当然のことだが、世の中はなんの変わりもなく動き続け、心も身体も停止してしまった私との間に生じたギャップを埋めることは決して簡単ではなかった。

そして一週間ほど前、ようやく前を向いて歩き始めようとした時だった。
あの忌まわしい大地震が・・・、起きた。
生まれて初めて経験する激しい揺れ方に、その瞬間は決して大袈裟ではなく「もうダメ・・・」かと思った。 私が感じた恐怖などとは比べ物にならない程のとてつもないことが東北地方の太平洋岸で起きていることも知らずに・・・。
次々にTV画面に映し出される余りにも衝撃的な被災地の映像に、私はしばらくの間身動き一つ出来ないでいた。
少しずつ少しずつ元さんの死を受け入れながら、静かに悲しみに浸り、寂しさに耐え、それを何とか力に変えようとしていた私の心は、突然襲ってきたこの世のものとは思えない出来事にズタズタにされた。
刻々と伝えられる被害の状況は、恐ろしいほど速さでその規模を広げていく。 その惨状を前に、ほんの一瞬でも感じた被害者意識は跡形もなく消え去っていた。

自宅が仕事場でもある私は、何か予定でもない限り、あえて外出することはない。
TVはほとんど一日中つけっ放し。 どの放送局も大震災一色の状態が何日も続いた。
見たい見たくないの問題ではなかった。 大津波が街を呑み込んでゆく恐ろしい映像に思わず目をそらしたくなっても、それが許されないかのような強迫観念にも似た感情に身動きができなかった。
日が経つにつれ、繰り返し流される大津波や大規模火災の映像に混じって、被災者の姿が多く映るようになっていった。 
電気・ガス・水道がダメ。 それどころか家が津波に流されて帰るところもない。 家族は散り散りになって、お互いの生死すら判らない。 そこには、これまで当たり前と思ってきたことのほとんど全てが失われ、それでも尚必死に生き続けようとする人たちの壮絶なまでの姿が・・・、そして同時に、被災者の救助に、避難者のサポートに、それこそ我が身を惜しまず動き続ける人たちの姿も映し出されていた。
その一方で、「大変だなぁ・・・」と呟きながら、明るく暖かい部屋の中で、湯気の立つ食事をお腹いっぱいに食べながらTVを見ている・・・そんな自分がいた。
そのことに気付き始めたときから、何とも言いようのない罪悪感が私の中に広がっていった。
(自分とは関係ない・・・)なんて間違っても思わなかった。 むしろ(何かしなくては・・・)の思いがいつも頭の中をグルグル回りながら、その出口を見つけられずに時間だけが過ぎていった。
尽きることのない被災地の惨状に、ただただTV画面を凝視することしか出来ないでいる自分がどうしようもなく無力に思えてくる。
同じ日本の、たかだか2~300kmしか離れていないところで今まさに起こっている非日常的な出来事と、自分がこれまでとほとんど変りのない日常生活を送っていることとのギャップが余りにも大きくて、その狭間でただ呆然と立ち尽くしていた。

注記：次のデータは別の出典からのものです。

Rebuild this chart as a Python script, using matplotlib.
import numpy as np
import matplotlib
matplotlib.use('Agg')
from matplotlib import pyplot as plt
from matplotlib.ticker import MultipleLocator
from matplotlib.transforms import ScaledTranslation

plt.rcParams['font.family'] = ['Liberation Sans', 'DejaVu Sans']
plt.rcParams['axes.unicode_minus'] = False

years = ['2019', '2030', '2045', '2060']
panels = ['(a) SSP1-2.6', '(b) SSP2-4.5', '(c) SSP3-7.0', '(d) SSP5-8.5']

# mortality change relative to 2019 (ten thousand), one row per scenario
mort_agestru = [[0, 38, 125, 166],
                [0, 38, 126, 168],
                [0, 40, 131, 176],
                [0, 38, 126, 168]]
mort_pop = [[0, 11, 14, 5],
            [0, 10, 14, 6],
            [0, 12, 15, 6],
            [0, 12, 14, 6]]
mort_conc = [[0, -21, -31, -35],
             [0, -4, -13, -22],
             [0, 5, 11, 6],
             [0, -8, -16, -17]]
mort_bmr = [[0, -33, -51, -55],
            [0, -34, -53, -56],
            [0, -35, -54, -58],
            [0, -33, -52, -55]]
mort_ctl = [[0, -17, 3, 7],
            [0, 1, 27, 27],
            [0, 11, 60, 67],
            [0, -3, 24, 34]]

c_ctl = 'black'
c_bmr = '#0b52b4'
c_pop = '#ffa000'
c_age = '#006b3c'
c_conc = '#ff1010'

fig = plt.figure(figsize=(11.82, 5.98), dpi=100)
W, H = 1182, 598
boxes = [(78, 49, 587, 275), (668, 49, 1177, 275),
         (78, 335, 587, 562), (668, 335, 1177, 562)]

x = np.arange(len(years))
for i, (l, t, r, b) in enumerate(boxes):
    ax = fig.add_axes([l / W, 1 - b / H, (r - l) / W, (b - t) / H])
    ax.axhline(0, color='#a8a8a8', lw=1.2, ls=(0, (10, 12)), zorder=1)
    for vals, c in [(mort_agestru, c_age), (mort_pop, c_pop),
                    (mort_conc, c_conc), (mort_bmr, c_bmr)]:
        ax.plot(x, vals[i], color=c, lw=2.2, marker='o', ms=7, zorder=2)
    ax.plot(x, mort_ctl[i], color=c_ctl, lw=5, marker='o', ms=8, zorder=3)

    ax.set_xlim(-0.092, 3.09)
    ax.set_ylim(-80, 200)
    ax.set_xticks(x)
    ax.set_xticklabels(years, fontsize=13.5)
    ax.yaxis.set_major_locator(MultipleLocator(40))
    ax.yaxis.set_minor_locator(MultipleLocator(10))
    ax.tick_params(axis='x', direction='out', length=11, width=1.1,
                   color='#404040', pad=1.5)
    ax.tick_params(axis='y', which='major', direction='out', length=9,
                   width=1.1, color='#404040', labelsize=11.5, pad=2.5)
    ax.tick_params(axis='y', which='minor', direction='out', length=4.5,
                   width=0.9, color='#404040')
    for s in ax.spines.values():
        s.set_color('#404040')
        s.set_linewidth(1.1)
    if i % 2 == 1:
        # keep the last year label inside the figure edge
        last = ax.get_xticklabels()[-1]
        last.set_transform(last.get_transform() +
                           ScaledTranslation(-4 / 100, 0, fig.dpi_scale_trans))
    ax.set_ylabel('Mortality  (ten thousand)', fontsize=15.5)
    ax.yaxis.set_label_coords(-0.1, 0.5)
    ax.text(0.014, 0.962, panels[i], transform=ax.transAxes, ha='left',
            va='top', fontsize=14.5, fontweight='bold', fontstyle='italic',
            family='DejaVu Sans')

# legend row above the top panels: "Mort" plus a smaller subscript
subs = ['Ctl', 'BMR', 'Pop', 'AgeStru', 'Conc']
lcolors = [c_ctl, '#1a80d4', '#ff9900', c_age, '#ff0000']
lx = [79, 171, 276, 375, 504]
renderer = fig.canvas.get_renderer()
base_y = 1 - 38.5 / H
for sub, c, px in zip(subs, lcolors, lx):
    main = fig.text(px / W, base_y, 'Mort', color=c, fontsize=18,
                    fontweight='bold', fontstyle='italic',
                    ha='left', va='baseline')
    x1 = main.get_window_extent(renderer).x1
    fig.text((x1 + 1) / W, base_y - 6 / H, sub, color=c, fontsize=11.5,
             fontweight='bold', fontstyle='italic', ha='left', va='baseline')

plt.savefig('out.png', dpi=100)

直接大きな被害を受けることのなかった人たちの多くが、私と似たような思いを抱いていたことを知るのに、それほど時間はかからなかった。
いただいたメールや作家仲間のブログを読むと、ほとんどの人が最初は無力感を感じながらも何ができるかを模索し、中には既に行動を始めている人も・・・。
そんな皆さんの姿に勇気付けられ、私も無力感の中でただじっとしているわけにはいかなかった。
被災地への直接行動を起こせるに越したことはない。 しかし、もしそれが出来ないのなら、寧ろしっかりとこれまで以上に真剣になって自らの日常生活を続けることが、間接的でも被災者の皆さんにエールを送ることになるのではないか。
ただ心配するだけで、本来やらなければならないことすら出来ずに動かないでいたら、そこからは何も生まれない。 心で精一杯エールを送り、日常の中で少しでも無駄を減らしながら懸命に生きることも立派な行動なのではないか? そしてその中から少しずつでも自分の出来ることを見つけていく・・・。
それはきっといつの日か、まわり回って何らかの形となり、今は直接手を差し伸べることが出来ない被災者のみなさんの力となり、安らぎになれるはず・・・。

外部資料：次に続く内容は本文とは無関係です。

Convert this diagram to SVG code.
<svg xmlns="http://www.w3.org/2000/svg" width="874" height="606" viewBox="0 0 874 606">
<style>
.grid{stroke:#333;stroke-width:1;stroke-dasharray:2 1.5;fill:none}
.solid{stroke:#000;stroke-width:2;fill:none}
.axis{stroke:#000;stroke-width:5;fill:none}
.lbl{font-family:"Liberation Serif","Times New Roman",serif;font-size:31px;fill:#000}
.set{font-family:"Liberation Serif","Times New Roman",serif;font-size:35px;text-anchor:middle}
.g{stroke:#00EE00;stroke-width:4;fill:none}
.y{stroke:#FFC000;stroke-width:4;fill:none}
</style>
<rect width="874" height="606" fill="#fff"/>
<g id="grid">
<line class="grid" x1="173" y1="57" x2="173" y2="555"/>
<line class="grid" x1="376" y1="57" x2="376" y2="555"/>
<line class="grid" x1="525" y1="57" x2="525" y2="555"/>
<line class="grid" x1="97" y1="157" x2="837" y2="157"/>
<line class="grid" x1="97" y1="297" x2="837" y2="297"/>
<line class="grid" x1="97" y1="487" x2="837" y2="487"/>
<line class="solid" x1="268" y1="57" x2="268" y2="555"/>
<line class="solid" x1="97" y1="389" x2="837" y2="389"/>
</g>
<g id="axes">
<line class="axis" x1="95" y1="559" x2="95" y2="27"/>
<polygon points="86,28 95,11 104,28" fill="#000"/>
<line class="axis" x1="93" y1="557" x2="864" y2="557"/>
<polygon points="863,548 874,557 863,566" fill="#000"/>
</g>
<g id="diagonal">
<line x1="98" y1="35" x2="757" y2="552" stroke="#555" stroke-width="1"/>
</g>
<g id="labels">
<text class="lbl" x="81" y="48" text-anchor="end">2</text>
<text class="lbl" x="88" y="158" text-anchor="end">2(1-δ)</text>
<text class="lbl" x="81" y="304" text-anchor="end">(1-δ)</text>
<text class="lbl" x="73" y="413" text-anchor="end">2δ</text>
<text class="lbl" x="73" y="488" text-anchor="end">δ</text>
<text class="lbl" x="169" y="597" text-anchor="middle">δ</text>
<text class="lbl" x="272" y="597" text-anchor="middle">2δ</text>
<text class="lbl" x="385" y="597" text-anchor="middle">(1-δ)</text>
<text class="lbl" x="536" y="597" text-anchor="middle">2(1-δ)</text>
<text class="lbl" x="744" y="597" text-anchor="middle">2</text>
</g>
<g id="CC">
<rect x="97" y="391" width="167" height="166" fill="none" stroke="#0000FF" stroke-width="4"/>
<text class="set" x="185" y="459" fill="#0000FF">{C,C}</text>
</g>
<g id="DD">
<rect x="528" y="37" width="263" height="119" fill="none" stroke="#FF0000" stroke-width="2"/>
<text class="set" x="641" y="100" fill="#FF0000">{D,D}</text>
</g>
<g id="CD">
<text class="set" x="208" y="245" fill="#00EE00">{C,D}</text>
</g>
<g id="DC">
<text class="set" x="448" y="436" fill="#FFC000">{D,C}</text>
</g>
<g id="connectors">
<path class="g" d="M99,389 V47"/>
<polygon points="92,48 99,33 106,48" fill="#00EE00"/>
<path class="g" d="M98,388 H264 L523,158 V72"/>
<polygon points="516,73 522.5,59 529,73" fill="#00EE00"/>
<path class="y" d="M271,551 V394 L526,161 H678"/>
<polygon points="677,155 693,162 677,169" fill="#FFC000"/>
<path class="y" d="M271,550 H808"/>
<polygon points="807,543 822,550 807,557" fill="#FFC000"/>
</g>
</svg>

被災地の惨状を憂い、被災者の皆さんを本当に心配して思いを馳せる。
そうして心を痛めている日本中の、いや世界中のみんなの心の底の、さらに底の、また底の、一番奥底に流れている優しい気持ちはきっときっと同じで、その気持ちの表し方が人それぞれ違っているだけ・・・。
心に痛みを感じるだけで、既にその人は無力などではない。
本当に無力な人なんて実は一人もいないのだ。
心でも身体でも、少しずつでいいから動いていれば、前に向かって進んでさえいれば、必ず何かが生まれ、それがいろいろな形になって、必ずや被災された方々の生きる力になるはずだから・・・。

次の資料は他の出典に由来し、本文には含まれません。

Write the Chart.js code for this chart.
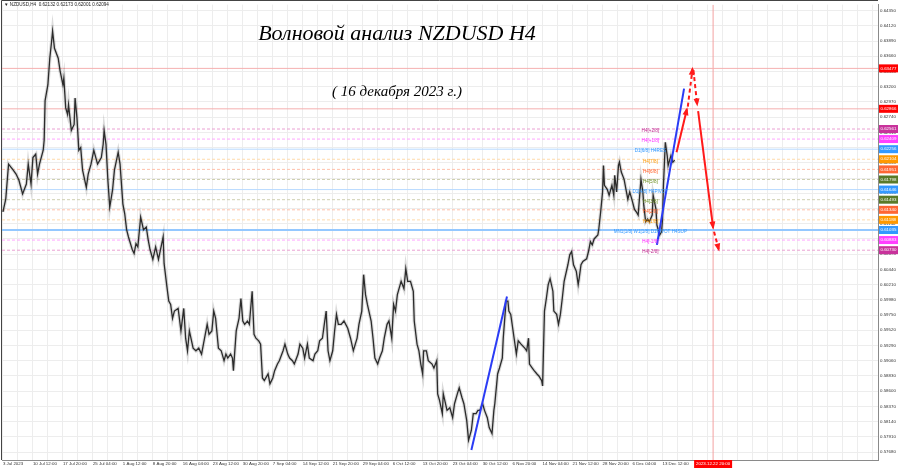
<!DOCTYPE html>
<html>
<head>
<meta charset="utf-8">
<script src="https://cdn.jsdelivr.net/npm/chart.js@4.4.1/dist/chart.umd.min.js"></script>
<style>
html, body { margin: 0; padding: 0; background: #fff; overflow: hidden; }
</style>
</head>
<body>
<canvas id="chart" width="900" height="468"></canvas>
<script>
// bar index (H4 bars since 3 Jul 2023) and close price
const priceBars = [0,3,6,11,14,17,21,25,27,30,32,35,37,39,43,44,45,48,50,52,53,55,59,61,64,65,67,69,70,73,76,77,79,81,83,85,89,91,94,97,101,105,107,108,110,112,114,117,119,123,125,128,130,132,134,138,140,142,144,147,150,153,155,157,160,163,166,171,172,175,177,
  179,181,183,187,190,193,195,197,199,203,206,209,212,214,218,220,223,225,227,230,233,236,238,240,243,245,246,249,252,254,256,258,261,263,266,268,270,273,275,277,279,283,285,288,290,293,295,299,301,304,306,309,311,315,317,320,322,325,327,331,333,336,338,341,343,345,347,349,352,354,356,358,
  361,364,368,371,374,378,380,383,385,387,389,393,395,397,400,402,405,407,410,412,415,417,419,421,425,428,430,432,435,438,439,442,444,446,448,449,452,454,458,460,463,464,466,469,470,474,477,480,482,485,487,490,492,495,497,500,502,505,507,509,512,514,517,519,522,524,525,528,530,533,534,537,539,540,
  542,545,548,550,553,557,559,561,562,565,567,570,572,575,576,578,580,582,584,587,588,591,593,595,597,599,603,605,607,609,612,614,615,617,619,623,625,627,629,631,635,636,638,640,641,642,645,647,650,652,653,655,657,658,660,663,665,667,669,672,674,676,678,681,683,684,686,688,690,693,694,697,698,701,703,704,705,707,709,710,713,715,717];
const priceClose = [0.6131,0.6150,0.6203,0.6194,0.6188,0.6179,0.6158,0.6173,0.6203,0.6173,0.6213,0.6218,0.6188,0.6203,0.6224,0.6239,0.6299,0.6323,0.6363,0.6389,0.6404,0.6378,0.6363,0.6344,0.6323,0.6333,0.6288,0.6278,0.6293,0.6254,0.6263,0.6303,0.6273,0.6224,0.6228,0.6194,0.6168,0.6188,0.6203,0.6224,0.6203,0.6213,0.6233,0.6254,0.6233,0.6179,0.6138,0.6164,0.6194,0.6221,0.6203,0.6143,0.6128,0.6104,0.6093,0.6074,0.6068,0.6083,0.6078,0.6123,0.6104,0.6108,0.6089,0.6074,0.6059,0.6078,0.6059,0.6093,0.6053,0.6018,0.5996,
  0.5991,0.5970,0.5981,0.5985,0.5951,0.5985,0.5940,0.5921,0.5951,0.5925,0.5921,0.5925,0.5916,0.5931,0.5961,0.5946,0.5951,0.5981,0.5970,0.5925,0.5921,0.5906,0.5916,0.5910,0.5916,0.5910,0.5891,0.5951,0.5970,0.6000,0.5966,0.5961,0.5966,0.5961,0.6011,0.5946,0.5940,0.5936,0.5931,0.5880,0.5876,0.5886,0.5871,0.5880,0.5891,0.5901,0.5906,0.5921,0.5931,0.5916,0.5910,0.5906,0.5901,0.5916,0.5931,0.5925,0.5910,0.5931,0.5910,0.5906,0.5916,0.5921,0.5936,0.5940,0.5961,0.5981,0.5921,0.5906,0.5921,0.5951,0.5976,0.5961,
  0.5961,0.5966,0.5955,0.5940,0.5921,0.5940,0.5961,0.5981,0.6036,0.6006,0.5991,0.5966,0.5940,0.5910,0.5901,0.5910,0.5921,0.5940,0.5961,0.5966,0.5940,0.5991,0.5981,0.6006,0.6026,0.6015,0.6045,0.6026,0.6026,0.6011,0.5966,0.5931,0.5921,0.5901,0.5886,0.5921,0.5921,0.5906,0.5901,0.5895,0.5906,0.5856,0.5846,0.5826,0.5856,0.5831,0.5835,0.5820,0.5841,0.5856,0.5865,0.5850,0.5841,0.5816,0.5786,0.5801,0.5826,0.5826,0.5831,0.5831,0.5841,0.5831,0.5820,0.5805,0.5796,0.5831,0.5841,0.5886,0.5895,0.5910,0.5940,0.5996,0.5996,0.5981,
  0.5976,0.5946,0.5916,0.5936,0.5931,0.5925,0.5921,0.5940,0.5901,0.5895,0.5891,0.5886,0.5883,0.5876,0.5868,0.5981,0.6000,0.6021,0.6030,0.6011,0.5981,0.5976,0.5961,0.5976,0.6000,0.6026,0.6051,0.6066,0.6071,0.6051,0.6041,0.6021,0.6030,0.6051,0.6056,0.6060,0.6071,0.6086,0.6081,0.6090,0.6096,0.6105,0.6131,0.6161,0.6201,0.6171,0.6165,0.6156,0.6171,0.6156,0.6186,0.6161,0.6201,0.6206,0.6191,0.6180,0.6165,0.6150,0.6161,0.6146,0.6135,0.6131,0.6126,0.6180,0.6161,0.6141,0.6116,0.6120,0.6116,0.6126,0.6156,0.6135,0.6111,0.6096,0.6101,0.6120,0.6171,0.6236,0.6216,0.6201,0.6216,0.6206,0.6209];

const xTickLabels = ['3 Jul 2023','10 Jul 12:00','17 Jul 20:00','25 Jul 04:00','1 Aug 12:00','8 Aug 20:00','16 Aug 04:00','23 Aug 12:00','30 Aug 20:00','7 Sep 04:00','14 Sep 12:00','21 Sep 20:00','29 Sep 04:00','6 Oct 12:00','13 Oct 20:00','23 Oct 04:00','30 Oct 12:00','6 Nov 20:00','14 Nov 04:00','21 Nov 12:00','28 Nov 20:00','6 Dec 04:00','13 Dec 12:00'];
const yTickValues = [0.57680,0.57910,0.58140,0.58370,0.58600,0.58830,0.59060,0.59290,0.59520,0.59750,0.59980,0.60210,0.60440,0.60670,0.60900,0.61130,0.61360,0.61590,0.61820,0.62050,0.62280,0.62510,0.62740,0.62970,0.63200,0.63430,0.63660,0.63890,0.64120,0.64350];

// horizontal levels
const levelPrices = [0.63477,0.62866,0.62561,0.62409,0.62256,0.62104,0.61951,0.61798,0.61646,0.61493,0.61340,0.61188,0.61035,0.60883,0.60730];
const levelNames = ['','','H4[+2/8]','H4[+1/8]','D1[6/8] H4RES','H4[7/8]','H4[6/8]','H4[5/8]','D1[4/8] H4PIVOT','H4[3/8]','H4[2/8]','H4[1/8]','MN1[1/8] W1[1/8] D1PIVOT H4SUP','H4[-1/8]','H4[-2/8]'];
const levelKinds = ['red','red','plum','pink','blue','orange','coral','olive','blue','olive','coral','orange','blueBold','pink','plum'];

// drawn waves
const waveBlue1 = [[500,0.5771],[538,0.6003]];
const waveBlue2 = [[698,0.6081],[727,0.6317]];
const forecastUp1 = [[719,0.6221],[730,0.6286]];
const forecastUp2 = [[731,0.6290],[736,0.6347]];
const forecastDown1 = [[737,0.6345],[741,0.6293]];
const forecastDown2 = [[742,0.6283],[758,0.6107]];
const forecastDown3 = [[759,0.6101],[764,0.6074]];
const markerBar = 758;
const markerLabel = '2023.12.22 20:00';

const X_MIN = -1, X_MAX = 934, Y_MIN = 0.5756, Y_MAX = 0.6444;
const small = { family: 'Liberation Sans', size: 4.4 };

const kindStyle = {
  red:      { line: '#f5b0b0', box: '#ff0000', text: '#ff0000', dash: [],     width: 1 },
  plum:     { line: '#eaa0d2', box: '#c8329b', text: '#c02c90', dash: [3, 2], width: 1 },
  pink:     { line: '#ffa6ff', box: '#ff40ff', text: '#ff30ff', dash: [3, 2], width: 1 },
  blue:     { line: '#b8daff', box: '#3399ff', text: '#3399ff', dash: [],     width: 1 },
  blueBold: { line: '#94c8ff', box: '#3399ff', text: '#3399ff', dash: [],     width: 2 },
  orange:   { line: '#ffdaab', box: '#ff9900', text: '#ff9900', dash: [3, 2], width: 1 },
  coral:    { line: '#ffc0aa', box: '#ff6633', text: '#ff5a22', dash: [3, 2], width: 1 },
  olive:    { line: '#cfcfb0', box: '#5a7a28', text: '#6b8e23', dash: [3, 2], width: 1 }
};

function pts(list) { return list.map(p => ({ x: p[0], y: p[1] })); }

let datasets = [];
function arrowSet(list, dashed) {
  return { data: pts(list), borderColor: '#ff1a1a', borderWidth: 2, borderDash: dashed ? [4, 3] : [],
           pointRadius: 0, arrow: '#ff1a1a', order: 0 };
}
datasets.push(arrowSet(forecastUp1, false));
datasets.push(arrowSet(forecastUp2, true));
datasets.push(arrowSet(forecastDown1, true));
datasets.push(arrowSet(forecastDown2, false));
datasets.push(arrowSet(forecastDown3, true));
datasets.push({ data: pts(waveBlue1), borderColor: '#2b3cf5', borderWidth: 2, pointRadius: 0, order: 0 });
datasets.push({ data: pts(waveBlue2), borderColor: '#2b3cf5', borderWidth: 2, pointRadius: 0, order: 0 });

let closeData = priceBars.map((b, i) => ({ x: b, y: priceClose[i] }));
datasets.push({ data: closeData, borderColor: '#2b2b2b', borderWidth: 1.3, pointRadius: 0, tension: 0, order: 1 });
datasets.push({ data: closeData, borderColor: 'rgba(0,0,0,0.14)', borderWidth: 3.5, pointRadius: 0, tension: 0, order: 2 });

levelPrices.forEach((p, i) => {
  let st = kindStyle[levelKinds[i]];
  datasets.push({ data: [{ x: X_MIN, y: p }, { x: X_MAX, y: p }], borderColor: st.line, borderWidth: st.width,
                  borderDash: st.dash, pointRadius: 0, order: 3 });
});
datasets.push({ data: [{ x: markerBar, y: Y_MIN }, { x: markerBar, y: Y_MAX }], borderColor: '#f3a2a2',
                borderWidth: 1, pointRadius: 0, order: 3 });

const overlay = {
  id: 'overlay',
  afterDatasetsDraw(chart) {
    const ctx = chart.ctx;
    const xs = chart.scales.x, ys = chart.scales.y;
    // arrow heads
    chart.data.datasets.forEach((ds, i) => {
      if (!ds.arrow) return;
      let d = chart.getDatasetMeta(i).data;
      let a = d[d.length - 2], b = d[d.length - 1];
      let ang = Math.atan2(b.y - a.y, b.x - a.x);
      ctx.save();
      ctx.translate(b.x, b.y);
      ctx.rotate(ang);
      ctx.fillStyle = ds.arrow;
      ctx.beginPath();
      ctx.moveTo(2, 0);
      ctx.lineTo(-6, -3);
      ctx.lineTo(-6, 3);
      ctx.closePath();
      ctx.fill();
      ctx.restore();
    });
    // level names
    ctx.save();
    ctx.font = '4.6px "Liberation Sans"';
    ctx.textAlign = 'center';
    ctx.textBaseline = 'middle';
    levelPrices.forEach((p, i) => {
      if (!levelNames[i]) return;
      ctx.fillStyle = kindStyle[levelKinds[i]].text;
      ctx.fillText(levelNames[i], xs.getPixelForValue(691), ys.getPixelForValue(p) + 2);
    });
    ctx.restore();
  },
  afterDraw(chart) {
    const ctx = chart.ctx;
    const xs = chart.scales.x, ys = chart.scales.y, area = chart.chartArea;
    ctx.save();
    // price boxes on the right axis
    ctx.font = '4.4px "Liberation Sans"';
    ctx.textAlign = 'left';
    ctx.textBaseline = 'middle';
    levelPrices.forEach((p, i) => {
      let y = ys.getPixelForValue(p);
      ctx.fillStyle = kindStyle[levelKinds[i]].box;
      ctx.fillRect(area.right + 1, y - 4, 19, 8);
      ctx.fillStyle = '#fff';
      ctx.fillText(p.toFixed(5), area.right + 2.5, y);
    });
    // time marker box
    let mx = xs.getPixelForValue(markerBar);
    ctx.fillStyle = '#ff0000';
    ctx.fillRect(mx - 19, area.bottom, 38, 8);
    ctx.fillStyle = '#fff';
    ctx.textAlign = 'center';
    ctx.fillText(markerLabel, mx, area.bottom + 4);
    // frame
    ctx.strokeStyle = '#444';
    ctx.lineWidth = 1;
    ctx.beginPath();
    ctx.moveTo(1.5, area.bottom);
    ctx.lineTo(1.5, 0.5);
    ctx.lineTo(area.right, 0.5);
    ctx.stroke();
    // header
    ctx.fillStyle = '#222';
    ctx.textAlign = 'left';
    ctx.font = '4.6px "Liberation Sans"';
    ctx.fillText('\u25BC NZDUSD,H4  0.62132 0.62173 0.62001 0.62094', 4, 5);
    // titles
    ctx.fillStyle = '#000';
    ctx.textAlign = 'center';
    ctx.font = 'italic 22px "Liberation Serif"';
    ctx.fillText('Волновой анализ NZDUSD H4', 397, 34);
    ctx.font = 'italic 15px "Liberation Serif"';
    ctx.fillText('( 16 декабря 2023 г.)', 397, 92);
    ctx.restore();
  }
};

new Chart(document.getElementById('chart'), {
  type: 'line',
  data: { datasets: datasets },
  plugins: [overlay],
  options: {
    responsive: false,
    animation: false,
    devicePixelRatio: 1,
    layout: { padding: { left: 2, top: 1, right: 0, bottom: 0 } },
    plugins: { legend: { display: false }, tooltip: { enabled: false } },
    elements: { line: { tension: 0 }, point: { radius: 0 } },
    scales: {
      x: {
        type: 'linear', min: X_MIN, max: X_MAX,
        afterBuildTicks: s => {
          let t = [];
          for (let v = 0; v <= 928; v += 16) t.push({ value: v });
          s.ticks = t;
        },
        afterFit: s => { s.height = 8; },
        grid: { color: '#ededed', drawTicks: false },
        border: { display: true, color: '#8a8a8a' },
        ticks: {
          autoSkip: false, maxRotation: 0, align: 'start', padding: 1,
          font: small, color: '#333',
          callback: v => (v % 32 === 0 && xTickLabels[v / 32]) ? xTickLabels[v / 32] : ''
        }
      },
      y: {
        position: 'right', min: Y_MIN, max: Y_MAX,
        afterBuildTicks: s => { s.ticks = yTickValues.map(v => ({ value: v })); },
        afterFit: s => { s.width = 22; },
        grid: { color: '#ededed', drawTicks: false },
        border: { display: true, color: '#8a8a8a' },
        ticks: { padding: 2, font: small, color: '#333', callback: v => v.toFixed(5) }
      }
    }
  }
});
</script>
</body>
</html>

一ヶ月が過ぎ、元さんは天国での生活に少しは慣れただろうか?
写真の中の元さんと目が合う。
もし一週間前のあのときに元さんがいたら・・・と考える。
激しい揺れに怯えて逃げ回っただろうか?
いや、元さんのことだから、何事もなかったかのように寝たままでいたかもしれない。
元さんの目に映る世界は、日本は、被災地は、そして私は、いったいどんなふうに見えるのだろうか?

そして大震災からは一週間と一日が過ぎ、世の中には未だに放射能の心配が渦巻き、被災者の避難生活もまだまだ先の見えない状態が続いている。
しかしそんな中でさえ、早くも復興の兆しを感じさせるニュースが日に日に多くなってきたようにも感じる。
一日も早く被災地に平穏な日々が戻ることを心から祈りながらも、それまでには間違いなく長い時間と多くの様々な力が必要となることだろう。
今すぐにできることはもちろんだが、しばらく経ってからこそ必要になってくることもきっとあるはず。
だからこそ・・・、
私は自分自身を見失わないように私なりのペースを守る。
どんなに小さくても自分自身の力を信じる。
私だからこそ出来ることがきっとあると信じる。

そして今、少しずつだけれど、動き始めている。